§ **What needs to be done**
Copy out each line exactly; pictures stay out of the copy.

>> Begin Given material

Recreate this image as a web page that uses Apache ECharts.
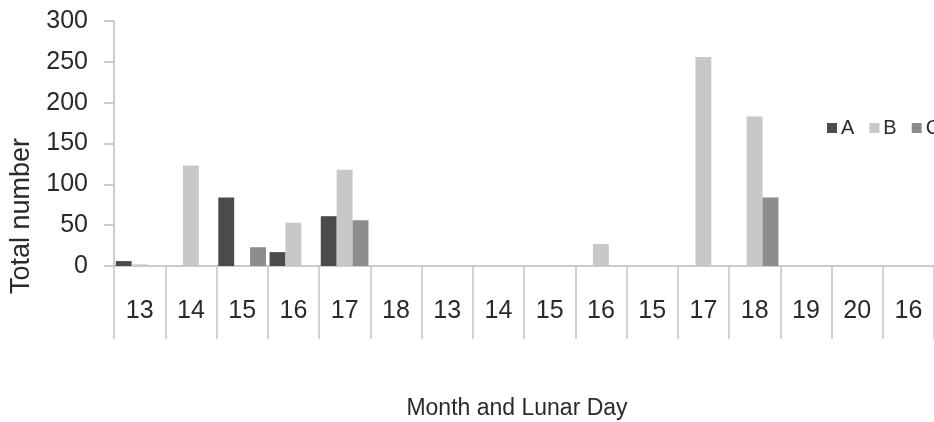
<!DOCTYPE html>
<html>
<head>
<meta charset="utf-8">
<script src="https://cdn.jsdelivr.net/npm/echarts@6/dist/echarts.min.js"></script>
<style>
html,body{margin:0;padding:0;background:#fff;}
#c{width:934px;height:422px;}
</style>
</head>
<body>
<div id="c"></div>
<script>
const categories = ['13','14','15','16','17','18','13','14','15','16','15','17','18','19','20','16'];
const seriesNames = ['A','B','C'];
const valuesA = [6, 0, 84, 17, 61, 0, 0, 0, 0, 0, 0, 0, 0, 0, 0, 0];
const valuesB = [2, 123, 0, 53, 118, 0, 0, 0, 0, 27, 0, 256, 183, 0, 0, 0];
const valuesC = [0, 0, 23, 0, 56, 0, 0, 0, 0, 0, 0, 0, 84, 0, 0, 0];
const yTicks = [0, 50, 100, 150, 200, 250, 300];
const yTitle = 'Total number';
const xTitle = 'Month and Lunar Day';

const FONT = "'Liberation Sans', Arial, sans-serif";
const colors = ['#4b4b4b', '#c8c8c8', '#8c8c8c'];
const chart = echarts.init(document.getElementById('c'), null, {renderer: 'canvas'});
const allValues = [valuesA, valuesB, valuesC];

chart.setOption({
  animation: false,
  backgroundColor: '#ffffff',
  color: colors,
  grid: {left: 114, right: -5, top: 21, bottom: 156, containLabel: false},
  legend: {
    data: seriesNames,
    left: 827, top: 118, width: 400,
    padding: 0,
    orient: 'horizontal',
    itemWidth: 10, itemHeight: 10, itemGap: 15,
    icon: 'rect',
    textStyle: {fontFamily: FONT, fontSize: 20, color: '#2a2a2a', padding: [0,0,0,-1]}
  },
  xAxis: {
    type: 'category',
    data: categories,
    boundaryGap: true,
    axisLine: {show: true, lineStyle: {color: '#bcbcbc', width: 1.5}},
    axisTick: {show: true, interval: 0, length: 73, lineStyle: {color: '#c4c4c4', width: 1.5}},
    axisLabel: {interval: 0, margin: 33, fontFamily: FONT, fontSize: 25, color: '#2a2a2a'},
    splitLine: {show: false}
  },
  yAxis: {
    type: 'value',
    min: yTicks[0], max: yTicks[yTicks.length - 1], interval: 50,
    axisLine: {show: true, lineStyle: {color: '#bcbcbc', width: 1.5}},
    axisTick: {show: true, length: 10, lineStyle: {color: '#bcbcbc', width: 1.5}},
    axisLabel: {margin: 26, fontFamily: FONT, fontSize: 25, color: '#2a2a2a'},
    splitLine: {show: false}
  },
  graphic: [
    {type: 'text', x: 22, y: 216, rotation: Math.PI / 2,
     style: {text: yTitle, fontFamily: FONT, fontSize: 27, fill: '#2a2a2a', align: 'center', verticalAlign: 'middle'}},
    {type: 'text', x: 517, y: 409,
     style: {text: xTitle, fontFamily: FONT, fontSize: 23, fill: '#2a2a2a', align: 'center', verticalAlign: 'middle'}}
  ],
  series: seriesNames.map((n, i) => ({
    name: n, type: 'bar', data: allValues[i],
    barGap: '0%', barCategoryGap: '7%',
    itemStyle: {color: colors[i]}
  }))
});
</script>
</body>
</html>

>> End Given material

§ **Answer for this exercise**
Recreate this image as a web page that uses Apache ECharts.
<!DOCTYPE html>
<html>
<head>
<meta charset="utf-8">
<script src="https://cdn.jsdelivr.net/npm/echarts@6/dist/echarts.min.js"></script>
<style>
html,body{margin:0;padding:0;background:#fff;}
#c{width:934px;height:422px;}
</style>
</head>
<body>
<div id="c"></div>
<script>
const categories = ['13','14','15','16','17','18','13','14','15','16','15','17','18','19','20','16'];
const seriesNames = ['A','B','C'];
const valuesA = [6, 0, 84, 17, 61, 0, 0, 0, 0, 0, 0, 0, 0, 0, 0, 0];
const valuesB = [2, 123, 0, 53, 118, 0, 0, 0, 0, 27, 0, 256, 183, 0, 0, 0];
const valuesC = [0, 0, 23, 0, 56, 0, 0, 0, 0, 0, 0, 0, 84, 0, 0, 0];
const yTicks = [0, 50, 100, 150, 200, 250, 300];
const yTitle = 'Total number';
const xTitle = 'Month and Lunar Day';

const FONT = "'Liberation Sans', Arial, sans-serif";
const colors = ['#4b4b4b', '#c8c8c8', '#8c8c8c'];
const chart = echarts.init(document.getElementById('c'), null, {renderer: 'canvas'});
const allValues = [valuesA, valuesB, valuesC];

chart.setOption({
  animation: false,
  backgroundColor: '#ffffff',
  color: colors,
  grid: {left: 114, right: -5, top: 21, bottom: 156, containLabel: false},
  legend: {
    data: seriesNames,
    left: 827, top: 118, width: 400,
    padding: 0,
    orient: 'horizontal',
    itemWidth: 10, itemHeight: 10, itemGap: 15,
    icon: 'rect',
    textStyle: {fontFamily: FONT, fontSize: 20, color: '#2a2a2a', padding: [0,0,0,-1]}
  },
  xAxis: {
    type: 'category',
    data: categories,
    boundaryGap: true,
    axisLine: {show: true, lineStyle: {color: '#bcbcbc', width: 1.5}},
    axisTick: {show: true, interval: 0, length: 73, lineStyle: {color: '#c4c4c4', width: 1.5}},
    axisLabel: {interval: 0, margin: 33, fontFamily: FONT, fontSize: 25, color: '#2a2a2a'},
    splitLine: {show: false}
  },
  yAxis: {
    type: 'value',
    min: yTicks[0], max: yTicks[yTicks.length - 1], interval: 50,
    axisLine: {show: true, lineStyle: {color: '#bcbcbc', width: 1.5}},
    axisTick: {show: true, length: 10, lineStyle: {color: '#bcbcbc', width: 1.5}},
    axisLabel: {margin: 26, fontFamily: FONT, fontSize: 25, color: '#2a2a2a'},
    splitLine: {show: false}
  },
  graphic: [
    {type: 'text', x: 22, y: 216, rotation: Math.PI / 2,
     style: {text: yTitle, fontFamily: FONT, fontSize: 27, fill: '#2a2a2a', align: 'center', verticalAlign: 'middle'}},
    {type: 'text', x: 517, y: 409,
     style: {text: xTitle, fontFamily: FONT, fontSize: 23, fill: '#2a2a2a', align: 'center', verticalAlign: 'middle'}}
  ],
  series: seriesNames.map((n, i) => ({
    name: n, type: 'bar', data: allValues[i],
    barGap: '0%', barCategoryGap: '7%',
    itemStyle: {color: colors[i]}
  }))
});
</script>
</body>
</html>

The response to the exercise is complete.